Eight Rules for Successful Sessions
You have just been hired by a studio to teach Pilates as an Apprentice (or maybe as a Personal Trainer / CORE / TRX apprentice). You know your stuff. You have studied the exercises, know the goals of each exercise, and have practiced cuing them over and over. You studied your anatomy and can tell a client what muscle is working when. But what exactly should be your general goals for your first session with a client?
Here are eight targets to hit during every introductory session. They will help your new client love the routine you taught them, and most importantly, keep coming back for more.
1) Keep it Simple
Be careful to not introduce too much or go so in depth with one concept that you spend the entire hour on three exercises.
2) Get Them Moving
These days people sit at a desk 8+ hours per day. Getting them to move for a full hour will provide amazing benefits to their overall health. Communicate all of the essential exercise information while keeping the session moving.

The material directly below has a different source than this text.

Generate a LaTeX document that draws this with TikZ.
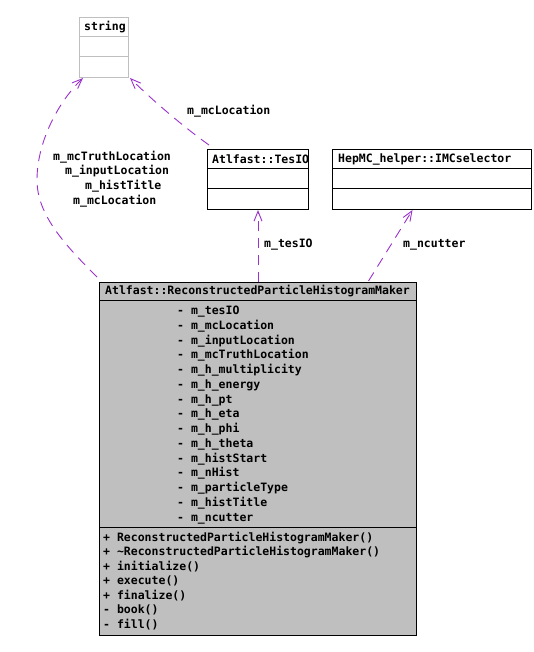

3) Connect the work with your client’s goals throughout the session
If they want to be able to lift their kids with ease, tell them how the exercises you’re selecting will help them to do that. If they want to have more tone in their arms, tell them how you plan to make that happen. Also kindly tell them if their goal is unrealistic i.e. “I want a six pack in two weeks,” or “I want to lose 25lbs without cardio.” You can help them understand a more realistic goal. For example you could say, “I can help you have better postural awareness and muscle recruitment which will help protect your body from injury and work your core in every exercise.”
4) Help Them Feel Their Muscles
Many of the muscles we are targeting in Pilates are difficult to feel. Layer anatomy with tactile and imagery cues to help the client understand what they are trying to feel. You want them to leave feeling like they worked muscles in the abdomen, hips and shoulder girdle, muscles they may not have even known they have.
5) Infuse every exercise with the basic principles you want them to understand
Find ways to cue exercises highlighting the principles in every exercise. For example I could cue 100’s one of two ways: “Pump your arms inhale-2-3-4-5, exhale-2-3-4-5, inhale-2-3-4-5, exhale-2-3-4-5….” or I could cue “Pump your arms inhale-2-3-4-5, exhale-2-3-4-5, inhale into the side and back of your ribs in a three-dimensional breath, exhale out through pursed lips, inhale deepen our abdominal connection, exhale flatten across your hip bones… ” The second way gets the necessary information out about when to breath and then infuses the breathing principle with the movement. It becomes less robotic and more informative.
6) Design your sessions to best prepare clients for their next session
Your client may have a clear idea of what they plan to do after their introductory session. They may continue with privates because they are uneasy about being in a group or they may need to do groups because of their budget. If you know what their plan is you can tailor their initial sessions along this path. For example, if your new client tells you they will be doing group classes after their introductory sessions, choose exercises they will likely encounter in groups so they can make a successful transition. If groups at your studio are on the mat and reformer, then it might make sense to focus on those pieces of equipment during your sessions versus using all of the other studio equipment.
7) Show your passion
People seem naturally drawn to other people who embody a dream. Your excitement for the principles you’re teaching can inspire your new client to pursue their goals.
8) Have Fun
Most of us are attracted to a good time. If you can help your client enjoy exercise, they’re more likely to continue. Of course you should always maintain your professionalism, but also allow your enthusiasm for what you are teaching to translate into fun!